His ongoing curatorial project Mirrors of the Magic Muse, launched in 2010, comprises a series of exhibitions focused on female representation in photography. Within this framework, he participated in the exhibition Nice 2013 – A Summer for Matisse at the Théâtre de la Photographie et de l'Image in Nice, in which his collection of female portraiture was presented alongside the work of Henri Matisse.

== Publications ==

- The Regal Barock (2001), with Aldo Coppola. ArtBook for L'Oréal.

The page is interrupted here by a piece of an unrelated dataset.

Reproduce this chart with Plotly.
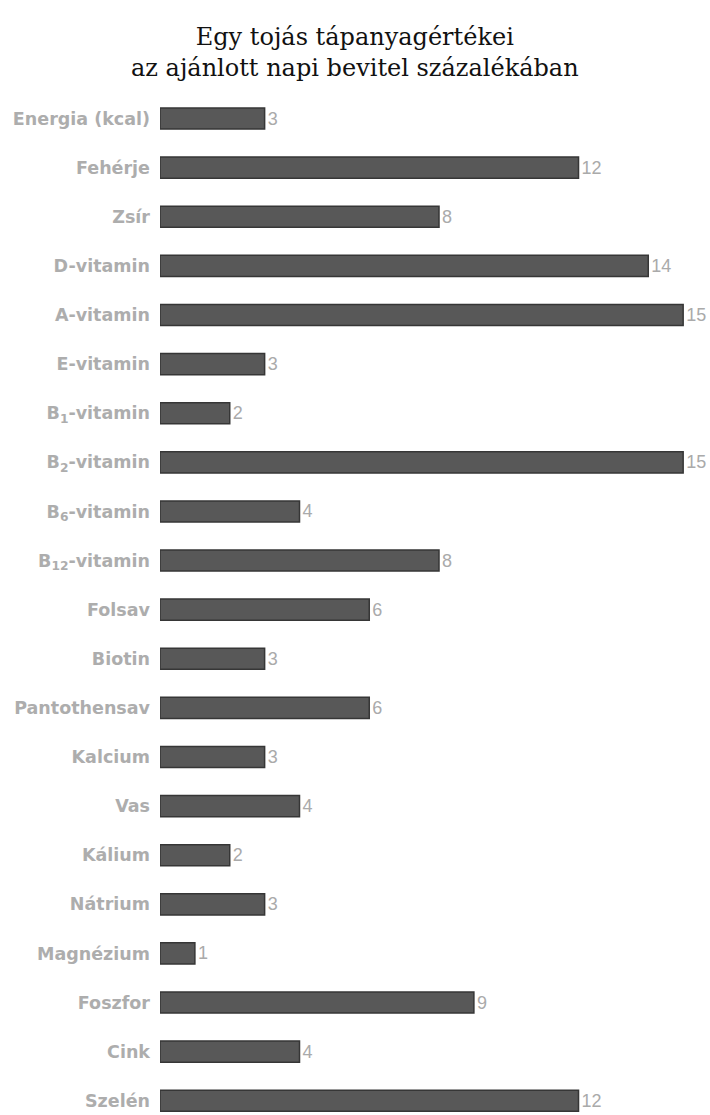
import plotly.graph_objects as go

categories = ["Energia (kcal)", "Fehérje", "Zsír", "D-vitamin", "A-vitamin", "E-vitamin",
              "B<sub>1</sub>-vitamin", "B<sub>2</sub>-vitamin", "B<sub>6</sub>-vitamin",
              "B<sub>12</sub>-vitamin", "Folsav", "Biotin", "Pantothensav", "Kalcium", "Vas",
              "Kálium", "Nátrium", "Magnézium", "Foszfor", "Cink", "Szelén"]
values = [3, 12, 8, 14, 15, 3, 2, 15, 4, 8, 6, 3, 6, 3, 4, 2, 3, 1, 9, 4, 12]

title_text = "Egy tojás tápanyagértékei<br>az ajánlott napi bevitel százalékában"

fig = go.Figure(go.Bar(
    x=values, y=categories, orientation="h",
    marker=dict(color="#585858", line=dict(color="#363636", width=1.5)),
    width=0.43,
    text=[str(v) for v in values], textposition="outside", constraintext="none",
    textfont=dict(family="Liberation Sans", size=18, color="#aaaaaa"),
    cliponaxis=False,
))

fig.add_annotation(
    text=title_text, xref="paper", yref="paper", x=0.355, y=1 + (94 - 21) / 1021,
    xanchor="center", yanchor="top", showarrow=False, align="center",
    font=dict(family="DejaVu Serif", size=24, color="#111111"),
)

fig.update_layout(
    width=710, height=1115,
    margin=dict(l=160, r=0, t=94, b=0),
    paper_bgcolor="white", plot_bgcolor="white",
    showlegend=False,
    xaxis=dict(range=[0, 15.77], visible=False, showgrid=False, zeroline=False),
    yaxis=dict(type="category", range=[20.29, -0.5], showgrid=False, zeroline=False,
               showline=False, ticks="", ticklabelstandoff=9,
               tickfont=dict(family="DejaVu Sans", size=17.5, color="#adadad", weight="bold")),
)

fig.write_html("out.html")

Limited edition of 500 copies.
- L'Occhio Italiano di Piero Ceppi (2006). .
- 10 Years Celebrating Women (2009), curated by Giuliana Scimé. Contributing authors include Paulo Coelho, Giusi Ferré, Lou Mollgaard, and Cara Weston. ISBN 978-2-9535139-0-5.
- Mirrors of the Magic Muse (2013), text by Maurizio Rebuzzini. Contributing authors include Eliseo Barbara, Irina Chmyreva, and Giuliana Scimé. ISBN 978-2-9535139-1-2.
- The Cal. Collezione Pirelli – Forma e Desiderio (2014), with Walter Guadagnini. ISBN 978-8809808102.
- Eternal Beauty: Over 50 Years of the Pirelli Calendar (2018), with Walter Guadagnini. ISBN 8836639097.
- The Naked Soul (2019). ArtBook and calendar produced for the Albert II Foundation.
- Ritratti & Paesaggi – L'Italia sul palcoscenico (2019), curated by Walter Guadagnini. ISBN 978-8836644971.
- L'Eterna Bellezza – De la Colección del Calendario Pirelli (2023), with Julio Hirsch-Hardy. Fotonostrum Barcelona.